Plaintiff objects only to that part of defendant’s statement that asserts he “has since lost his license,” claiming that it is false and not absolutely privileged.

After learning of defendant’s statement to the OSB, plaintiff brought this defamation action.2 At trial, the parties made cross motions for summary judgment. The court granted defendant’s motion on the ground that defendant’s statement was absolutely privileged, and denied plaintiffs motion. Plaintiff assigns error to the granting of summary judgment to defendant.

Summary judgment is appropriate if there is no genuine issue of material fact and the moving party is entitled to judgment as a matter of law. ORCP 47; Seeborg v. General Motors Corporation, 284 Or 695, 699, 588 P2d 1100 (1978). Because there is no factual dispute in this case, we determine whether defendant was entitled to judgment as a matter of law.

Plaintiff first argues that the trial court erred in ruling that defendant’s statement to the OSB was absolutely privileged. The Supreme Court held in Ramstead v. Morgan, 219 Or 383, 347 P2d 594 (1959), that statements made in a *16letter to the Grievance Committee of the OSB, if defamatory, were absolutely privileged. The court reiterated the well established rule that absolute immunity attaches to statements made by parties, witnesses or affiants during or incident to a judicial proceeding. 219 Or at 388. It then concluded that absolute immunity extends to statements made in, and papers made a part of, bar disciplinary proceedings, even if those proceedings are in a preliminary stage. 219 Or at 394. It also concluded that relevant statements made in a complaint designed to initiate bar disciplinary proceedings were likewise protected. 219 Or at 396.

Plaintiff argues that the alleged defamatory statement made by defendant was not relevant to the OSB investigation, because it was “wholly foreign” to the complaint lodged against defendant. The appropriate inquiry is whether there was “some relation” between defendant’s statement and the OSB proceeding. Chard v. Galton, 277 Or 109, 115, 559 P2d 1280 (1977). The privilege embraces anything that may be relevant and pertinent, McKinney v. Cooper, 163 Or 512, 519, 98 P2d 711 (1940), and all doubt should be resolved in favor of its relevancy or pertinency. Irwin v. Ashurst, 158 Or 61, 70, 74 P2d 1127 (1938).

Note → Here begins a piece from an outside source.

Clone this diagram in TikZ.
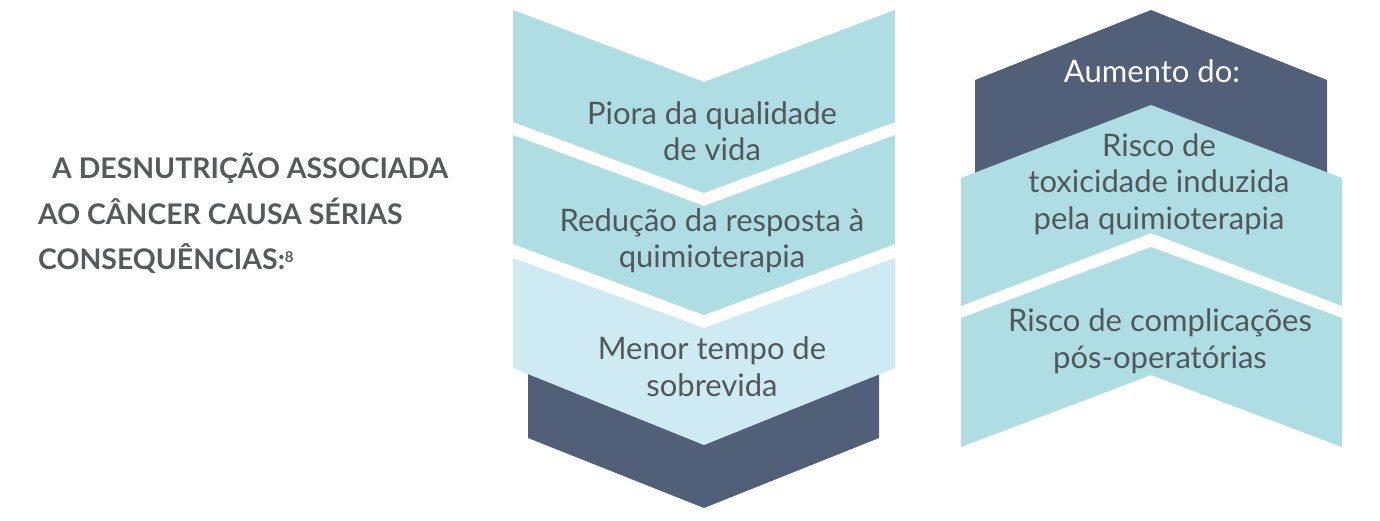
\documentclass[tikz,border=0pt]{standalone}
\usepackage{fontspec}
\setmainfont{Lato}
\definecolor{tealA}{HTML}{AEDDE3}
\definecolor{tealB}{HTML}{CEEAF2}
\definecolor{navy}{HTML}{525F78}
\definecolor{txt}{HTML}{52575B}
\definecolor{head}{HTML}{58595B}
\begin{document}
\begin{tikzpicture}[x=1pt,y=-1pt,
  lbl/.style={align=center,text=txt,font=\fontsize{31}{36.5}\selectfont,inner sep=0pt},
  hd/.style={align=left,text=head,font=\bfseries\fontsize{28.4}{46}\selectfont,inner sep=0pt,anchor=base west}]
\useasboundingbox (0,0) rectangle (1380,520);
% left column (down chevrons)
\fill[navy] (528,345) -- (879,345) -- (879,438) -- (704,508) -- (528,438) -- cycle;
\fill[tealB] (513,258) -- (704,328) -- (895,258) -- (895,368) -- (704,445) -- (513,368) -- cycle;
\fill[tealA] (513,135) -- (704,206) -- (895,135) -- (895,244) -- (704,315) -- (513,244) -- cycle;
\fill[tealA] (513,10) -- (704,82) -- (895,10) -- (895,122) -- (704,193) -- (513,122) -- cycle;
% right column (up chevrons)
\fill[navy] (975,80) -- (1151,10) -- (1327,80) -- (1327,250) -- (1151,180) -- (975,250) -- cycle;
\fill[tealA] (961,178) -- (1151,105) -- (1342,178) -- (1342,306) -- (1151,233) -- (961,306) -- cycle;
\fill[tealA] (961,318) -- (1151,247) -- (1342,318) -- (1342,447) -- (1151,375) -- (961,447) -- cycle;
% texts
\node[lbl] (t1) at (712,131) {Piora da qualidade\\de vida};
\node[lbl] (t2) at (712,240.5) {Redução da resposta à\\quimioterapia};
\node[lbl] (t3) at (712,366.5) {Menor tempo de\\sobrevida};
\node[lbl,text=white] (t4) at (1152,71.5) {Aumento do:};
\node[lbl] (t5) at (1159,184) {Risco de\\toxicidade induzida\\pela quimioterapia};
\node[lbl] (t6) at (1160,341) {Risco de complicações\\pós-operatórias};
\node[hd] (h1) at (38,178) {\hspace{14pt}A DESNUTRIÇÃO ASSOCIADA};
\node[hd] (h2) at (38,224) {AO CÂNCER CAUSA SÉRIAS};
\node[hd] (h3) at (38,269) {CONSEQUÊNCIAS:\raisebox{7pt}{\fontsize{15}{15}\selectfont 8}};
\end{tikzpicture}
\end{document}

Here, the allegedly defamatory statement appeared in defendant’s response to an OSB inquiry. Therefore, defendant was absolutely privileged to publish that statement, provided that it had some relation to the inquiry. Defendant’s response asserted that several specialists could find no evidence that Greene had suffered brain damage from exposure to toxic fumes. The allegedly defamatory statement appeared in a sentence suggesting that only less qualified expert witnesses, including plaintiff, were available to testify on Greene’s behalf. In context, that statement responds to Greene’s complaint about the adequacy of defendant’s representation. Because it was part of defendant’s explanation of the adequacy of his representation, we conclude that the offending portion of defendant’s statement had some relation to the OSB inquiry.3

*17Plaintiffs remaining arguments and assignment of error do not require discussion.

Affirmed.

The OSB enclosed copies of Greene’s complaint, the police report and the district attorney’s report.

Plaintiffs claim for defamation also included allegations that defendant’s allegedly defamatory statement placed him in a false light.

If a statement is absolutely privileged, we may not inquire into its accuracy or the intention or motivation of the maker of that statement. See Ramstead v. Morgan, supra, 219 Or at 387; Irwin v. Ashurst, supra, 158 Or at 70; Duscosin v. Mott, 49 Or App 369, 371, 619 P2d 678 (1980).